◆ Instructions to follow: Extract each line where the string "with" shows up.

◆ Provided data:
□ □ □

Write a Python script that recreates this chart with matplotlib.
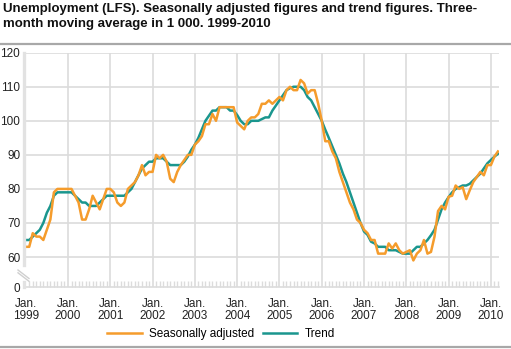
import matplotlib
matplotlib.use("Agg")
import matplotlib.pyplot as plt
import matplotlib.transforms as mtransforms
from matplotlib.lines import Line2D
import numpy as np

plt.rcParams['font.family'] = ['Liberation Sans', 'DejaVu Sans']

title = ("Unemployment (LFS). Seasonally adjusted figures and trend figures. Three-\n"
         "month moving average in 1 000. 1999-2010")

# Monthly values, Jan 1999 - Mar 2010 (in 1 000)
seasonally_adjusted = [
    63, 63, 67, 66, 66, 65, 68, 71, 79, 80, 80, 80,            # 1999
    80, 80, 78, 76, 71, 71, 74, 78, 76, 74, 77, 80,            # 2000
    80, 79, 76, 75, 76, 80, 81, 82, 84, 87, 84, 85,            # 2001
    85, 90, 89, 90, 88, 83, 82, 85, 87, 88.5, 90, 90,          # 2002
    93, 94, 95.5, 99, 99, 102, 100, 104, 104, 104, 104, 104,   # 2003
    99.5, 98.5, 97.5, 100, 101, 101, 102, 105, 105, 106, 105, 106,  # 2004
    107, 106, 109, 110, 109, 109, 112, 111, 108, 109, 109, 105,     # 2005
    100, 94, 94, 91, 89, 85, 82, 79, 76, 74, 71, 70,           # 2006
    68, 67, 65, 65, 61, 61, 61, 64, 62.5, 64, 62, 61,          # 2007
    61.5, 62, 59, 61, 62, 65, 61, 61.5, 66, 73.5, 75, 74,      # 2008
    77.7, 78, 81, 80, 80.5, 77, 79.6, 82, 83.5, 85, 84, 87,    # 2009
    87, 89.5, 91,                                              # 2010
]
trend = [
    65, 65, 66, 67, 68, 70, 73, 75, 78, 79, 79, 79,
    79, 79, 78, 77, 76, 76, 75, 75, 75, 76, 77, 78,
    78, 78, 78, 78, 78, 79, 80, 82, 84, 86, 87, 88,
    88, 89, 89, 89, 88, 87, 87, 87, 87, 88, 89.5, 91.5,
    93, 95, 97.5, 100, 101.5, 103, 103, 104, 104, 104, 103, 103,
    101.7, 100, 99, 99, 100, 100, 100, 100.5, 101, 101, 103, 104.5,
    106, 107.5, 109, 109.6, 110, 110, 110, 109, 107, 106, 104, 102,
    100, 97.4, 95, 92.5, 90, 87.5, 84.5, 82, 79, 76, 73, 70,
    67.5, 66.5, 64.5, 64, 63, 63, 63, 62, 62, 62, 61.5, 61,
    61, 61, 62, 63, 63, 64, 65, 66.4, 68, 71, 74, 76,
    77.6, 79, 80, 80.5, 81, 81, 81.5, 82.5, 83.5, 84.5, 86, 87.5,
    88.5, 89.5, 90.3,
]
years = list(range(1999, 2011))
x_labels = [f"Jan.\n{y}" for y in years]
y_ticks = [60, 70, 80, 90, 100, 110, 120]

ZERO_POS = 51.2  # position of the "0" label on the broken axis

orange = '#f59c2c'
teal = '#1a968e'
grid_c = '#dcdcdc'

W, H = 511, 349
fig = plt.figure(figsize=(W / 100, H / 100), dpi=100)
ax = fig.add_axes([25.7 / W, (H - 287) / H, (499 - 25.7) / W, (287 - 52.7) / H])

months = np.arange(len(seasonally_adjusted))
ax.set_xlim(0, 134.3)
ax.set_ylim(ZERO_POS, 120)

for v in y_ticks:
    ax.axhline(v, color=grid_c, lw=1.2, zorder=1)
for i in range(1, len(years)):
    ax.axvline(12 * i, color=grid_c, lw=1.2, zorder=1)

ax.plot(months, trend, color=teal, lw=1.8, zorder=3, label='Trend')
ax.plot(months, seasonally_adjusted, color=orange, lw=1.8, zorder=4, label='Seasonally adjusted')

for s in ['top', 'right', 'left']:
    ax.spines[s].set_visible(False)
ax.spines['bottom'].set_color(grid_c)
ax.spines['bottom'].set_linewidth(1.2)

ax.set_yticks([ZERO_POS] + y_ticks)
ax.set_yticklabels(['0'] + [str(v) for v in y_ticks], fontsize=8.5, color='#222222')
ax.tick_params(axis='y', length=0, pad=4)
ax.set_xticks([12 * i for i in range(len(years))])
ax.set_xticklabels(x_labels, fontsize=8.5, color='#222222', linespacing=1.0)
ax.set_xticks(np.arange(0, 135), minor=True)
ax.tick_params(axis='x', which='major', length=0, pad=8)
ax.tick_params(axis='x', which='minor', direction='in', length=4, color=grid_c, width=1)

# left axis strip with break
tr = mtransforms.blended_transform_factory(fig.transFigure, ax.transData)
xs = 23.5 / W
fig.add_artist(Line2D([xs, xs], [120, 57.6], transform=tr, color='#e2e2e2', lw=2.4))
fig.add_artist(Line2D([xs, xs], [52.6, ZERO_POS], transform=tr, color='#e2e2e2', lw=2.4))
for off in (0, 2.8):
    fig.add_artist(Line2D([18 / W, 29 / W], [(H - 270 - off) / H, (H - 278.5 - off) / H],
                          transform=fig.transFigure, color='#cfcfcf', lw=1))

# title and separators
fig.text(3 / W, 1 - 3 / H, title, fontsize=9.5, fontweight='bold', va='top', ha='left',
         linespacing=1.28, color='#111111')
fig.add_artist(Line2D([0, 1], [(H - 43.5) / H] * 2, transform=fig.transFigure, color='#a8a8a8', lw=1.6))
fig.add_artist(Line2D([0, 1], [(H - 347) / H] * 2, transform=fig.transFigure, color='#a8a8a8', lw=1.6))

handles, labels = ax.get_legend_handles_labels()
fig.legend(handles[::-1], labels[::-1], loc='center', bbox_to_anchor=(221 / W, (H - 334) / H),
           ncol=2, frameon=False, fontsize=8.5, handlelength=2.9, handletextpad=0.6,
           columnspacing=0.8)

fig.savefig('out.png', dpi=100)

□ □ □

◆ Final result:
Write a Python script that recreates this chart with matplotlib.
# left axis strip with break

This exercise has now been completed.